-- Start Supplied records --
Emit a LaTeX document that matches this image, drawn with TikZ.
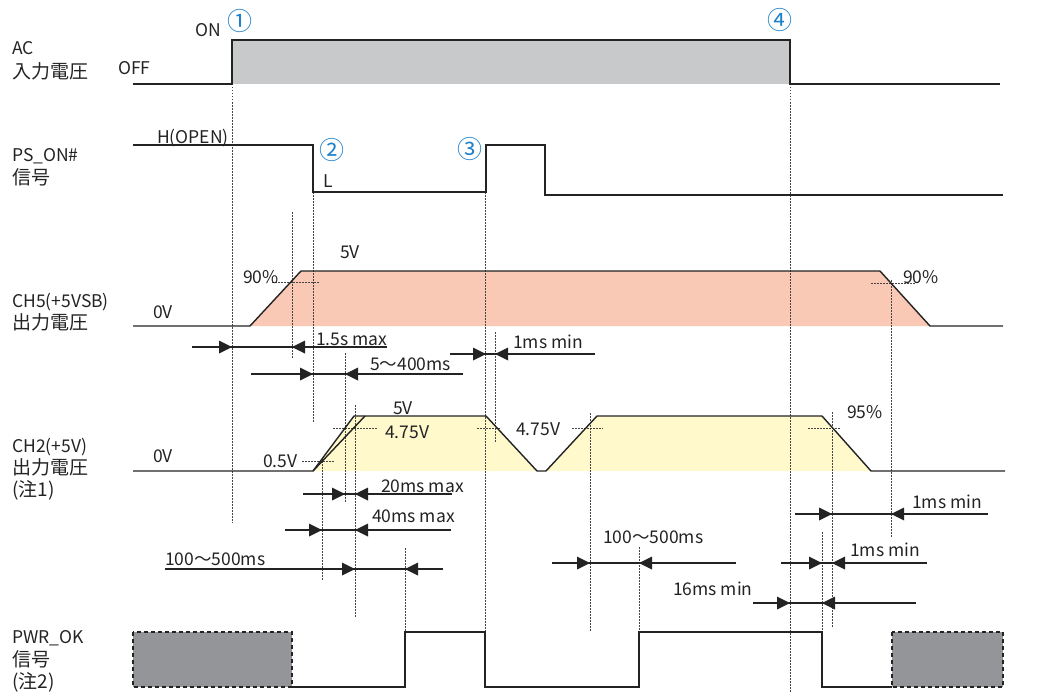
\documentclass[tikz,border=0pt]{standalone}
\usepackage{fontspec}
\setmainfont{Noto Sans CJK JP}
\newfontfamily\jpf{Noto Sans CJK JP}
\usetikzlibrary{arrows.meta}
\definecolor{acgray}{RGB}{200,201,203}
\definecolor{salmon}{RGB}{249,201,181}
\definecolor{lyellow}{RGB}{255,249,204}
\definecolor{pgray}{RGB}{148,149,153}
\definecolor{numblue}{RGB}{30,128,200}
\definecolor{ink}{RGB}{35,35,35}
\newcommand\dimrow[5]{%
  \draw[dimline] (#2,#1) -- (#3,#1);
  \pic at (#4,#1) {rtip};
  \pic at (#5,#1) {ltip};}
\begin{document}
\begin{tikzpicture}[x=1pt,y=-1pt,
  wave/.style={line width=1.4pt,draw=ink,line join=miter},
  vdot/.style={line width=0.8pt,draw=ink!85,dash pattern=on 1.5pt off 1.5pt},
  dimline/.style={line width=1.2pt,draw=ink},
  boxdash/.style={line width=1.1pt,draw=ink,dash pattern=on 4pt off 3pt},
  lbl/.style={anchor=base west,inner sep=0pt,text=ink,font=\fontsize{17.5}{20}\selectfont},
  jlbl/.style={anchor=base west,inner sep=0pt,text=ink,font=\fontsize{19}{20}\selectfont\jpf},
  num/.style={inner sep=0pt,text=numblue,font=\fontsize{25}{26}\selectfont},
  rtip/.pic={\fill[ink] (0,0) -- (-13pt,6.5pt) -- (-13pt,-6.5pt) -- cycle;},
  ltip/.pic={\fill[ink] (0,0) -- (13pt,6.5pt) -- (13pt,-6.5pt) -- cycle;},
]
\useasboundingbox (0,0) rectangle (1061,693);

% ---------- fills ----------
\fill[acgray] (232,40) rectangle (790,84);
\fill[salmon] (250,326) -- (301,271) -- (880,271) -- (930,326) -- cycle;
\fill[lyellow] (313,471) -- (354,416) -- (486,416) -- (537,471) -- (546,471) -- (597,416) -- (822,416) -- (871,471) -- cycle;
\filldraw[fill=pgray,boxdash] (133,632) rectangle (292,687);
\filldraw[fill=pgray,boxdash] (892,632) rectangle (1003,687);

% ---------- vertical dotted guides ----------
\draw[vdot] (232,84) -- (232,523);
\draw[vdot] (292,212) -- (292,358);
\draw[vdot] (313,192) -- (313,422);
\draw[vdot] (345,353) -- (345,502);
\draw[vdot] (355,405) -- (355,617);
\draw[vdot] (322,458) -- (322,580);
\draw[vdot] (405,548) -- (405,632);
\draw[vdot] (485,192) -- (485,632);
\draw[vdot] (495,332) -- (495,443);
\draw[vdot] (590,413) -- (590,632);
\draw[vdot] (639,547) -- (639,632);
\draw[vdot] (790,84) -- (790,693);
\draw[vdot] (822,532) -- (822,632);
\draw[vdot] (832,412) -- (832,628);
\draw[vdot] (891,280) -- (891,537);

% ---------- horizontal dotted level marks ----------
\draw[vdot] (272,282) -- (319,282);
\draw[vdot] (871,283) -- (916,283);
\draw[vdot] (302,461) -- (335,461);
\draw[vdot] (333,428) -- (378,428);
\draw[vdot] (477,428) -- (500,428);
\draw[vdot] (572,428) -- (603,428);
\draw[vdot] (808,428) -- (841,428);

% ---------- waveforms ----------
\draw[wave] (133,84) -- (232,84) -- (232,40) -- (790,40) -- (790,84) -- (1000,84);
\draw[wave] (133,145) -- (313,145) -- (313,192) -- (486,192) -- (486,145) -- (545,145) -- (545,195) -- (1003,195);
\draw[wave] (133,326) -- (250,326) -- (301,271) -- (880,271) -- (930,326) -- (1003,326);
\draw[wave] (133,471) -- (313,471) -- (354,416) -- (486,416) -- (537,471) -- (546,471) -- (597,416) -- (822,416) -- (871,471) -- (1005,471);
\draw[wave] (313,471) -- (365,416);
\draw[wave] (292,687) -- (405,687) -- (405,632) -- (485,632) -- (485,687) -- (639,687) -- (639,632) -- (822,632) -- (822,687) -- (892,687);

% ---------- dimension arrows ----------
\dimrow{347}{192}{387}{232}{292}
\dimrow{374}{251}{463}{313}{345}
\dimrow{354}{450}{595}{486}{495}
\dimrow{494}{303}{452}{345}{355}
\dimrow{530}{285}{451}{322}{355}
\dimrow{569}{165}{443}{355}{405}
\dimrow{563}{552}{736}{590}{639}
\dimrow{514}{795}{988}{832}{891}
\dimrow{563}{781}{927}{822}{832}
\dimrow{603}{753}{916}{790}{822}

% ---------- row labels ----------
\node[lbl]  (acA)   at (12,55)  {AC};
\node[jlbl] (acB)   at (12,78)  {入力電圧};
\node[lbl]  (psA)   at (12,161) {PS\_ON\#};
\node[jlbl] (psB)   at (12,184) {信号};
\node[lbl]  (c5A)   at (12,307) {CH5(+5VSB)};
\node[jlbl] (c5B)   at (12,329) {出力電圧};
\node[lbl]  (c2A)   at (12,452) {CH2(+5V)};
\node[jlbl] (c2B)   at (12,474) {出力電圧};
\node[jlbl] (c2C)   at (12,496) {(注1)};
\node[lbl]  (pwA)   at (12,643) {PWR\_OK};
\node[jlbl] (pwB)   at (12,666) {信号};
\node[jlbl] (pwC)   at (12,688) {(注2)};

% ---------- level labels ----------
\node[lbl] (on)   at (195,37)  {ON};
\node[lbl] (off)  at (118,75)  {OFF};
\node[lbl] (hop)  at (157,143) {H(OPEN)};
\node[lbl] (lo)   at (323,187) {L};
\node[lbl] (v5a)  at (340,258) {5V};
\node[lbl] (p90a) at (243,283) {90\%};
\node[lbl] (p90b) at (903,283) {90\%};
\node[lbl] (ov1)  at (153,318) {0V};
\node[lbl] (ov2)  at (153,462) {0V};
\node[lbl] (v5b)  at (393,414) {5V};
\node[lbl] (v475a) at (385,438) {4.75V};
\node[lbl] (v475b) at (516,435) {4.75V};
\node[lbl] (v05)  at (263,467) {0.5V};
\node[lbl] (p95)  at (847,418) {95\%};

% ---------- timing labels ----------
\node[lbl] (t15)  at (316,345) {1.5s max};
\node[lbl] (t5)   at (370,370) {5～400ms};
\node[lbl] (t1a)  at (513,348) {1ms min};
\node[lbl] (t20)  at (381,492) {20ms max};
\node[lbl] (t40)  at (372,522) {40ms max};
\node[lbl] (t100a) at (165,565) {100～500ms};
\node[lbl] (t100b) at (603,543) {100～500ms};
\node[lbl] (t16)  at (673,595) {16ms min};
\node[lbl] (t1b)  at (912,508) {1ms min};
\node[lbl] (t1c)  at (850,556) {1ms min};

% ---------- event markers ----------
\node[num] (n1) at (240,21)  {①};
\node[num] (n2) at (332,150) {②};
\node[num] (n3) at (470,149) {③};
\node[num] (n4) at (780,20)  {④};
\end{tikzpicture}
\end{document}
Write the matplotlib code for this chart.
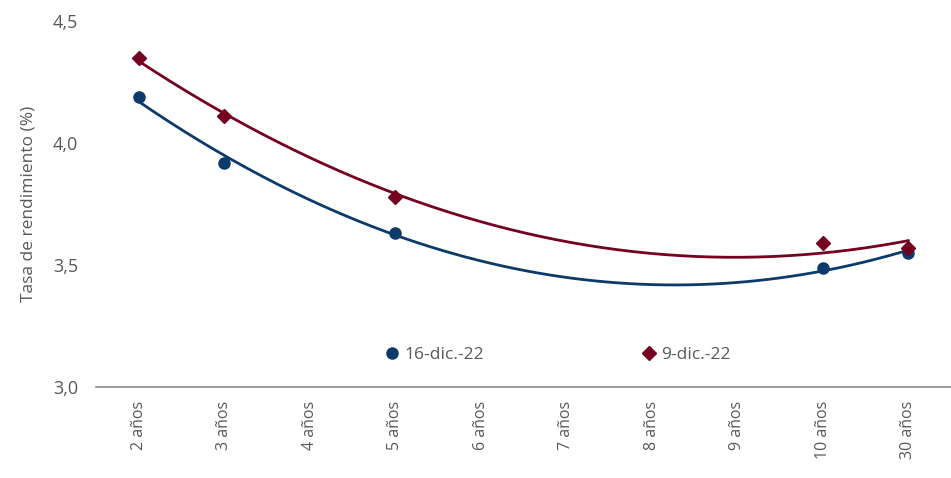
-- End Supplied records --
Print the listing above in full, exactly as written. Omit any pictures.

## Solution to this task
Emit a LaTeX document that matches this image, drawn with TikZ.
\documentclass[tikz,border=0pt]{standalone}
\usepackage{fontspec}
\setmainfont{Noto Sans CJK JP}
\newfontfamily\jpf{Noto Sans CJK JP}
\usetikzlibrary{arrows.meta}
\definecolor{acgray}{RGB}{200,201,203}
\definecolor{salmon}{RGB}{249,201,181}
\definecolor{lyellow}{RGB}{255,249,204}
\definecolor{pgray}{RGB}{148,149,153}
\definecolor{numblue}{RGB}{30,128,200}
\definecolor{ink}{RGB}{35,35,35}
\newcommand\dimrow[5]{%
  \draw[dimline] (#2,#1) -- (#3,#1);
  \pic at (#4,#1) {rtip};
  \pic at (#5,#1) {ltip};}
\begin{document}
\begin{tikzpicture}[x=1pt,y=-1pt,
  wave/.style={line width=1.4pt,draw=ink,line join=miter},
  vdot/.style={line width=0.8pt,draw=ink!85,dash pattern=on 1.5pt off 1.5pt},
  dimline/.style={line width=1.2pt,draw=ink},
  boxdash/.style={line width=1.1pt,draw=ink,dash pattern=on 4pt off 3pt},
  lbl/.style={anchor=base west,inner sep=0pt,text=ink,font=\fontsize{17.5}{20}\selectfont},
  jlbl/.style={anchor=base west,inner sep=0pt,text=ink,font=\fontsize{19}{20}\selectfont\jpf},
  num/.style={inner sep=0pt,text=numblue,font=\fontsize{25}{26}\selectfont},
  rtip/.pic={\fill[ink] (0,0) -- (-13pt,6.5pt) -- (-13pt,-6.5pt) -- cycle;},
  ltip/.pic={\fill[ink] (0,0) -- (13pt,6.5pt) -- (13pt,-6.5pt) -- cycle;},
]
\useasboundingbox (0,0) rectangle (1061,693);

% ---------- fills ----------
\fill[acgray] (232,40) rectangle (790,84);
\fill[salmon] (250,326) -- (301,271) -- (880,271) -- (930,326) -- cycle;
\fill[lyellow] (313,471) -- (354,416) -- (486,416) -- (537,471) -- (546,471) -- (597,416) -- (822,416) -- (871,471) -- cycle;
\filldraw[fill=pgray,boxdash] (133,632) rectangle (292,687);
\filldraw[fill=pgray,boxdash] (892,632) rectangle (1003,687);

% ---------- vertical dotted guides ----------
\draw[vdot] (232,84) -- (232,523);
\draw[vdot] (292,212) -- (292,358);
\draw[vdot] (313,192) -- (313,422);
\draw[vdot] (345,353) -- (345,502);
\draw[vdot] (355,405) -- (355,617);
\draw[vdot] (322,458) -- (322,580);
\draw[vdot] (405,548) -- (405,632);
\draw[vdot] (485,192) -- (485,632);
\draw[vdot] (495,332) -- (495,443);
\draw[vdot] (590,413) -- (590,632);
\draw[vdot] (639,547) -- (639,632);
\draw[vdot] (790,84) -- (790,693);
\draw[vdot] (822,532) -- (822,632);
\draw[vdot] (832,412) -- (832,628);
\draw[vdot] (891,280) -- (891,537);

% ---------- horizontal dotted level marks ----------
\draw[vdot] (272,282) -- (319,282);
\draw[vdot] (871,283) -- (916,283);
\draw[vdot] (302,461) -- (335,461);
\draw[vdot] (333,428) -- (378,428);
\draw[vdot] (477,428) -- (500,428);
\draw[vdot] (572,428) -- (603,428);
\draw[vdot] (808,428) -- (841,428);

% ---------- waveforms ----------
\draw[wave] (133,84) -- (232,84) -- (232,40) -- (790,40) -- (790,84) -- (1000,84);
\draw[wave] (133,145) -- (313,145) -- (313,192) -- (486,192) -- (486,145) -- (545,145) -- (545,195) -- (1003,195);
\draw[wave] (133,326) -- (250,326) -- (301,271) -- (880,271) -- (930,326) -- (1003,326);
\draw[wave] (133,471) -- (313,471) -- (354,416) -- (486,416) -- (537,471) -- (546,471) -- (597,416) -- (822,416) -- (871,471) -- (1005,471);
\draw[wave] (313,471) -- (365,416);
\draw[wave] (292,687) -- (405,687) -- (405,632) -- (485,632) -- (485,687) -- (639,687) -- (639,632) -- (822,632) -- (822,687) -- (892,687);

% ---------- dimension arrows ----------
\dimrow{347}{192}{387}{232}{292}
\dimrow{374}{251}{463}{313}{345}
\dimrow{354}{450}{595}{486}{495}
\dimrow{494}{303}{452}{345}{355}
\dimrow{530}{285}{451}{322}{355}
\dimrow{569}{165}{443}{355}{405}
\dimrow{563}{552}{736}{590}{639}
\dimrow{514}{795}{988}{832}{891}
\dimrow{563}{781}{927}{822}{832}
\dimrow{603}{753}{916}{790}{822}

% ---------- row labels ----------
\node[lbl]  (acA)   at (12,55)  {AC};
\node[jlbl] (acB)   at (12,78)  {入力電圧};
\node[lbl]  (psA)   at (12,161) {PS\_ON\#};
\node[jlbl] (psB)   at (12,184) {信号};
\node[lbl]  (c5A)   at (12,307) {CH5(+5VSB)};
\node[jlbl] (c5B)   at (12,329) {出力電圧};
\node[lbl]  (c2A)   at (12,452) {CH2(+5V)};
\node[jlbl] (c2B)   at (12,474) {出力電圧};
\node[jlbl] (c2C)   at (12,496) {(注1)};
\node[lbl]  (pwA)   at (12,643) {PWR\_OK};
\node[jlbl] (pwB)   at (12,666) {信号};
\node[jlbl] (pwC)   at (12,688) {(注2)};

% ---------- level labels ----------
\node[lbl] (on)   at (195,37)  {ON};
\node[lbl] (off)  at (118,75)  {OFF};
\node[lbl] (hop)  at (157,143) {H(OPEN)};
\node[lbl] (lo)   at (323,187) {L};
\node[lbl] (v5a)  at (340,258) {5V};
\node[lbl] (p90a) at (243,283) {90\%};
\node[lbl] (p90b) at (903,283) {90\%};
\node[lbl] (ov1)  at (153,318) {0V};
\node[lbl] (ov2)  at (153,462) {0V};
\node[lbl] (v5b)  at (393,414) {5V};
\node[lbl] (v475a) at (385,438) {4.75V};
\node[lbl] (v475b) at (516,435) {4.75V};
\node[lbl] (v05)  at (263,467) {0.5V};
\node[lbl] (p95)  at (847,418) {95\%};

% ---------- timing labels ----------
\node[lbl] (t15)  at (316,345) {1.5s max};
\node[lbl] (t5)   at (370,370) {5～400ms};
\node[lbl] (t1a)  at (513,348) {1ms min};
\node[lbl] (t20)  at (381,492) {20ms max};
\node[lbl] (t40)  at (372,522) {40ms max};
\node[lbl] (t100a) at (165,565) {100～500ms};
\node[lbl] (t100b) at (603,543) {100～500ms};
\node[lbl] (t16)  at (673,595) {16ms min};
\node[lbl] (t1b)  at (912,508) {1ms min};
\node[lbl] (t1c)  at (850,556) {1ms min};

% ---------- event markers ----------
\node[num] (n1) at (240,21)  {①};
\node[num] (n2) at (332,150) {②};
\node[num] (n3) at (470,149) {③};
\node[num] (n4) at (780,20)  {④};
\end{tikzpicture}
\end{document}
Write the matplotlib code for this chart.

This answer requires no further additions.